■ Task description
Will you write out the data exactly, excluding every picture?

- - - - -

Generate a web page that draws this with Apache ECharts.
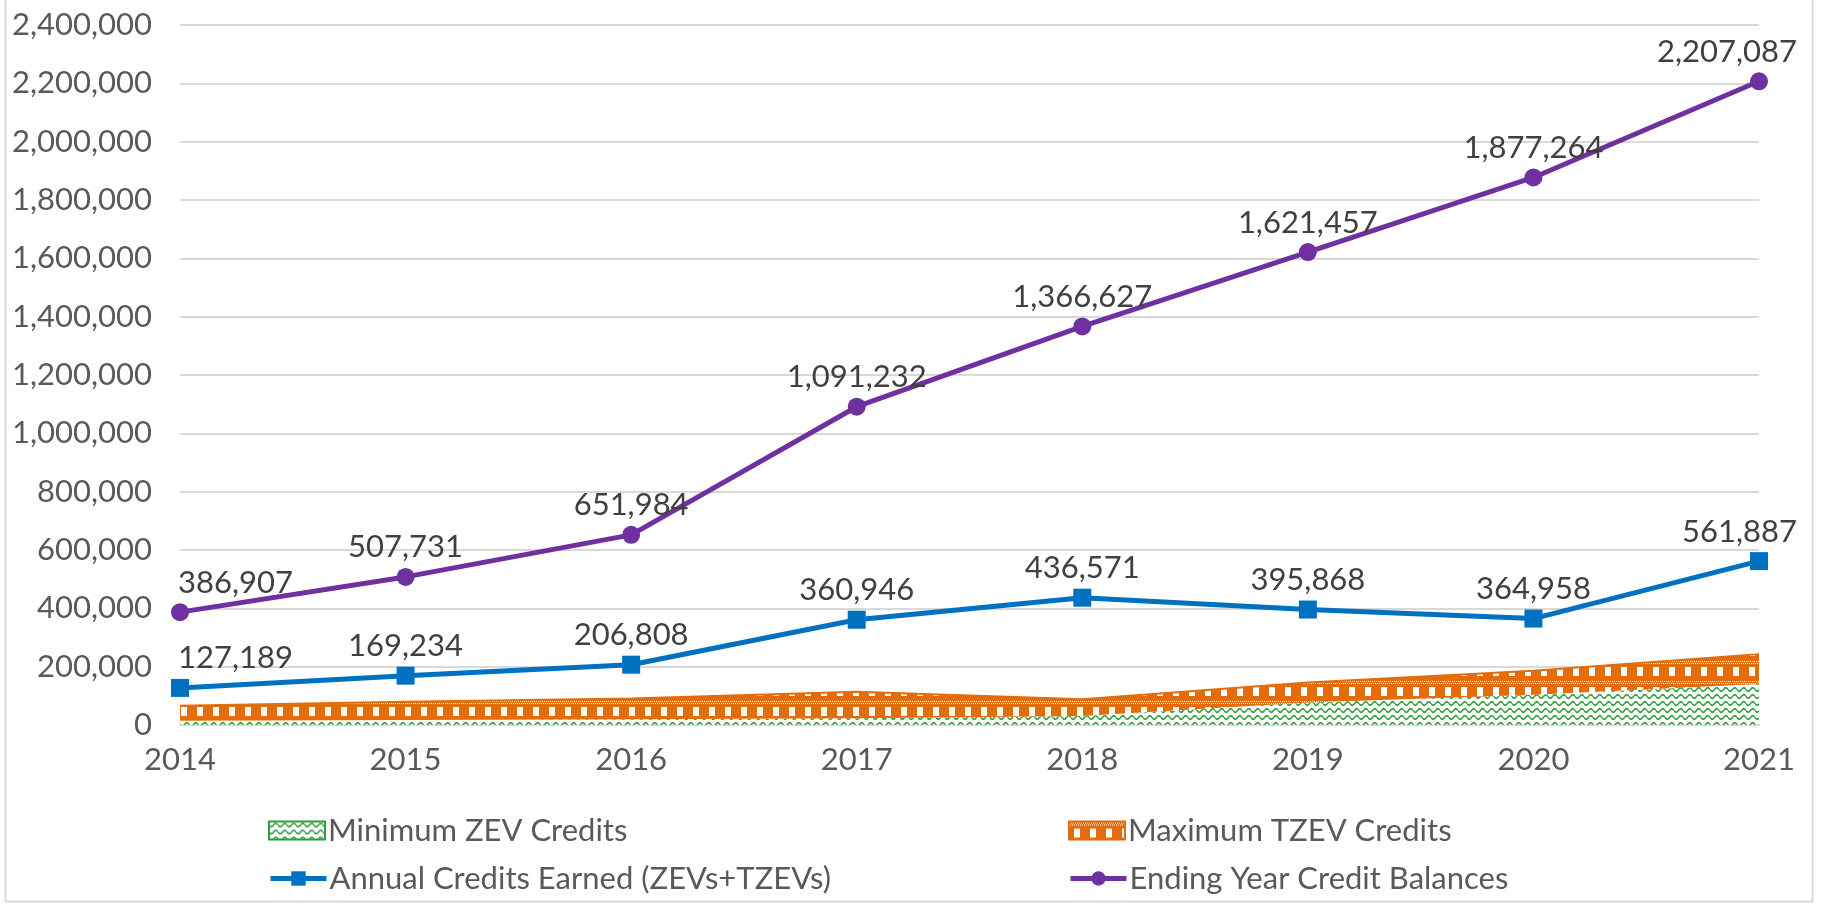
<!DOCTYPE html>
<html>
<head>
<meta charset="utf-8">
<title>ZEV credits</title>
<script src="https://cdn.jsdelivr.net/npm/echarts@6/dist/echarts.min.js"></script>
<style>
  html, body { margin: 0; padding: 0; background: #fff; }
  #chart { width: 1824px; height: 904px; }
</style>
</head>
<body>
<div id="chart"></div>
<script>
// data
var years = ['2014', '2015', '2016', '2017', '2018', '2019', '2020', '2021'];
var minZev = [15000, 17000, 20000, 23000, 31000, 77000, 104000, 141000];
var maxTzev = [51000, 63000, 71000, 91000, 57000, 69000, 82000, 102000];
var annualEarned = [127189, 169234, 206808, 360946, 436571, 395868, 364958, 561887];
var endingBalance = [386907, 507731, 651984, 1091232, 1366627, 1621457, 1877264, 2207087];
var yTicks = { min: 0, max: 2400000, interval: 200000 };

var GREEN = '#2f9e3c', ORANGE = '#e46c0a', BLUE = '#0070c0', PURPLE = '#7030a0';
var FONT = 'Lato';
var FS = 31;

// wavy green fill
function greenPattern() {
  var c = document.createElement('canvas');
  c.width = 9; c.height = 7;
  var g = c.getContext('2d');
  g.fillStyle = '#fff'; g.fillRect(0, 0, 9, 7);
  g.strokeStyle = GREEN; g.lineWidth = 1.5;
  g.beginPath();
  for (var x = 0; x <= 9; x += 0.5) {
    var y = 3.5 + 1.8 * Math.sin(x / 9 * Math.PI * 2);
    if (x === 0) g.moveTo(x, y); else g.lineTo(x, y);
  }
  g.stroke();
  return { image: c, repeat: 'repeat' };
}

// orange with white blocks and dotted rows
function orangePattern() {
  var c = document.createElement('canvas');
  c.width = 16; c.height = 20;
  var g = c.getContext('2d');
  g.fillStyle = ORANGE; g.fillRect(0, 0, 16, 20);
  g.fillStyle = '#fff';
  for (var x = 0; x < 16; x += 2) {
    g.fillRect(x, 1, 1, 1);
    g.fillRect(x + 1, 3, 1, 1);
  }
  g.fillRect(5, 7, 6, 9);
  return { image: c, repeat: 'repeat' };
}

var gPat = greenPattern(), oPat = orangePattern();

function fmt(v) { return echarts.format.addCommas(v); }

function labelled(values) {
  var last = values.length - 1;
  return values.map(function (v, i) {
    var d = { value: v };
    if (i === 0) d.label = { align: 'left', offset: [-2, 0] };
    if (i === last) d.label = { align: 'right', offset: [38, 0] };
    return d;
  });
}

var chart = echarts.init(document.getElementById('chart'));

var labelStyle = {
  show: true, position: 'top', distance: 5,
  fontFamily: FONT, fontSize: FS, color: '#404040',
  formatter: function (p) { return fmt(p.value); }
};

function legendAt(name, left, top, icon, itemStyle, lineStyle) {
  var item = { name: name, itemStyle: itemStyle };
  if (icon) item.icon = icon;
  if (lineStyle) item.lineStyle = lineStyle;
  return {
    left: left, top: top, orient: 'horizontal',
    itemWidth: 56, itemHeight: 18, itemGap: 0,
    selectedMode: false,
    textStyle: { fontFamily: FONT, fontSize: FS, color: '#595959', padding: [0, 0, 0, -2] },
    data: [item]
  };
}

var option = {
  animation: false,
  backgroundColor: '#fff',
  grid: { left: 180, right: 65, top: 25, bottom: 179, containLabel: false },
  graphic: [{
    type: 'rect', left: 3, top: -5, z: -1,
    shape: { width: 1807, height: 904 },
    style: { fill: 'none', stroke: '#d9d9d9', lineWidth: 2 }
  }],
  legend: [
    legendAt('Minimum ZEV Credits', 263, 810, 'rect', { color: gPat, borderColor: GREEN, borderWidth: 2 }),
    legendAt('Maximum TZEV Credits', 1063, 810, 'rect', { color: oPat, borderColor: ORANGE, borderWidth: 2 }),
    legendAt('Annual Credits Earned (ZEVs+TZEVs)', 263, 858, null, { color: BLUE }, { color: BLUE, width: 5 }),
    legendAt('Ending Year Credit Balances', 1063, 858, null, { color: PURPLE }, { color: PURPLE, width: 5 })
  ],
  xAxis: {
    type: 'category', data: years, boundaryGap: false,
    axisLine: { lineStyle: { color: '#d9d9d9', width: 2 } },
    axisTick: { show: false },
    axisLabel: { fontFamily: FONT, fontSize: FS, color: '#595959', margin: 19 }
  },
  yAxis: {
    type: 'value', min: yTicks.min, max: yTicks.max, interval: yTicks.interval,
    axisLine: { show: false }, axisTick: { show: false },
    splitLine: { lineStyle: { color: '#d9d9d9', width: 2 } },
    axisLabel: { fontFamily: FONT, fontSize: FS, color: '#595959', margin: 28, formatter: fmt }
  },
  series: [
    {
      name: 'Minimum ZEV Credits', type: 'line', stack: 'req', data: minZev,
      symbol: 'none', lineStyle: { width: 0 },
      itemStyle: { color: GREEN },
      areaStyle: { color: gPat, opacity: 1 }, z: 1
    },
    {
      name: 'Maximum TZEV Credits', type: 'line', stack: 'req', data: maxTzev,
      symbol: 'none', lineStyle: { width: 2, color: ORANGE },
      itemStyle: { color: ORANGE },
      areaStyle: { color: oPat, opacity: 1 }, z: 2
    },
    {
      name: 'Annual Credits Earned (ZEVs+TZEVs)', type: 'line', data: labelled(annualEarned),
      symbol: 'rect', symbolSize: 18,
      lineStyle: { width: 5, color: BLUE }, itemStyle: { color: BLUE },
      label: labelStyle, z: 3
    },
    {
      name: 'Ending Year Credit Balances', type: 'line', data: labelled(endingBalance),
      symbol: 'circle', symbolSize: 18,
      lineStyle: { width: 5, color: PURPLE }, itemStyle: { color: PURPLE },
      label: labelStyle, z: 4
    }
  ]
};

chart.setOption(option);
</script>
</body>
</html>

- - - - -

■ Exercise response
Generate a web page that draws this with Apache ECharts.
<!DOCTYPE html>
<html>
<head>
<meta charset="utf-8">
<title>ZEV credits</title>
<script src="https://cdn.jsdelivr.net/npm/echarts@6/dist/echarts.min.js"></script>
<style>
  html, body { margin: 0; padding: 0; background: #fff; }
  #chart { width: 1824px; height: 904px; }
</style>
</head>
<body>
<div id="chart"></div>
<script>
// data
var years = ['2014', '2015', '2016', '2017', '2018', '2019', '2020', '2021'];
var minZev = [15000, 17000, 20000, 23000, 31000, 77000, 104000, 141000];
var maxTzev = [51000, 63000, 71000, 91000, 57000, 69000, 82000, 102000];
var annualEarned = [127189, 169234, 206808, 360946, 436571, 395868, 364958, 561887];
var endingBalance = [386907, 507731, 651984, 1091232, 1366627, 1621457, 1877264, 2207087];
var yTicks = { min: 0, max: 2400000, interval: 200000 };

var GREEN = '#2f9e3c', ORANGE = '#e46c0a', BLUE = '#0070c0', PURPLE = '#7030a0';
var FONT = 'Lato';
var FS = 31;

// wavy green fill
function greenPattern() {
  var c = document.createElement('canvas');
  c.width = 9; c.height = 7;
  var g = c.getContext('2d');
  g.fillStyle = '#fff'; g.fillRect(0, 0, 9, 7);
  g.strokeStyle = GREEN; g.lineWidth = 1.5;
  g.beginPath();
  for (var x = 0; x <= 9; x += 0.5) {
    var y = 3.5 + 1.8 * Math.sin(x / 9 * Math.PI * 2);
    if (x === 0) g.moveTo(x, y); else g.lineTo(x, y);
  }
  g.stroke();
  return { image: c, repeat: 'repeat' };
}

// orange with white blocks and dotted rows
function orangePattern() {
  var c = document.createElement('canvas');
  c.width = 16; c.height = 20;
  var g = c.getContext('2d');
  g.fillStyle = ORANGE; g.fillRect(0, 0, 16, 20);
  g.fillStyle = '#fff';
  for (var x = 0; x < 16; x += 2) {
    g.fillRect(x, 1, 1, 1);
    g.fillRect(x + 1, 3, 1, 1);
  }
  g.fillRect(5, 7, 6, 9);
  return { image: c, repeat: 'repeat' };
}

var gPat = greenPattern(), oPat = orangePattern();

function fmt(v) { return echarts.format.addCommas(v); }

function labelled(values) {
  var last = values.length - 1;
  return values.map(function (v, i) {
    var d = { value: v };
    if (i === 0) d.label = { align: 'left', offset: [-2, 0] };
    if (i === last) d.label = { align: 'right', offset: [38, 0] };
    return d;
  });
}

var chart = echarts.init(document.getElementById('chart'));

var labelStyle = {
  show: true, position: 'top', distance: 5,
  fontFamily: FONT, fontSize: FS, color: '#404040',
  formatter: function (p) { return fmt(p.value); }
};

function legendAt(name, left, top, icon, itemStyle, lineStyle) {
  var item = { name: name, itemStyle: itemStyle };
  if (icon) item.icon = icon;
  if (lineStyle) item.lineStyle = lineStyle;
  return {
    left: left, top: top, orient: 'horizontal',
    itemWidth: 56, itemHeight: 18, itemGap: 0,
    selectedMode: false,
    textStyle: { fontFamily: FONT, fontSize: FS, color: '#595959', padding: [0, 0, 0, -2] },
    data: [item]
  };
}

var option = {
  animation: false,
  backgroundColor: '#fff',
  grid: { left: 180, right: 65, top: 25, bottom: 179, containLabel: false },
  graphic: [{
    type: 'rect', left: 3, top: -5, z: -1,
    shape: { width: 1807, height: 904 },
    style: { fill: 'none', stroke: '#d9d9d9', lineWidth: 2 }
  }],
  legend: [
    legendAt('Minimum ZEV Credits', 263, 810, 'rect', { color: gPat, borderColor: GREEN, borderWidth: 2 }),
    legendAt('Maximum TZEV Credits', 1063, 810, 'rect', { color: oPat, borderColor: ORANGE, borderWidth: 2 }),
    legendAt('Annual Credits Earned (ZEVs+TZEVs)', 263, 858, null, { color: BLUE }, { color: BLUE, width: 5 }),
    legendAt('Ending Year Credit Balances', 1063, 858, null, { color: PURPLE }, { color: PURPLE, width: 5 })
  ],
  xAxis: {
    type: 'category', data: years, boundaryGap: false,
    axisLine: { lineStyle: { color: '#d9d9d9', width: 2 } },
    axisTick: { show: false },
    axisLabel: { fontFamily: FONT, fontSize: FS, color: '#595959', margin: 19 }
  },
  yAxis: {
    type: 'value', min: yTicks.min, max: yTicks.max, interval: yTicks.interval,
    axisLine: { show: false }, axisTick: { show: false },
    splitLine: { lineStyle: { color: '#d9d9d9', width: 2 } },
    axisLabel: { fontFamily: FONT, fontSize: FS, color: '#595959', margin: 28, formatter: fmt }
  },
  series: [
    {
      name: 'Minimum ZEV Credits', type: 'line', stack: 'req', data: minZev,
      symbol: 'none', lineStyle: { width: 0 },
      itemStyle: { color: GREEN },
      areaStyle: { color: gPat, opacity: 1 }, z: 1
    },
    {
      name: 'Maximum TZEV Credits', type: 'line', stack: 'req', data: maxTzev,
      symbol: 'none', lineStyle: { width: 2, color: ORANGE },
      itemStyle: { color: ORANGE },
      areaStyle: { color: oPat, opacity: 1 }, z: 2
    },
    {
      name: 'Annual Credits Earned (ZEVs+TZEVs)', type: 'line', data: labelled(annualEarned),
      symbol: 'rect', symbolSize: 18,
      lineStyle: { width: 5, color: BLUE }, itemStyle: { color: BLUE },
      label: labelStyle, z: 3
    },
    {
      name: 'Ending Year Credit Balances', type: 'line', data: labelled(endingBalance),
      symbol: 'circle', symbolSize: 18,
      lineStyle: { width: 5, color: PURPLE }, itemStyle: { color: PURPLE },
      label: labelStyle, z: 4
    }
  ]
};

chart.setOption(option);
</script>
</body>
</html>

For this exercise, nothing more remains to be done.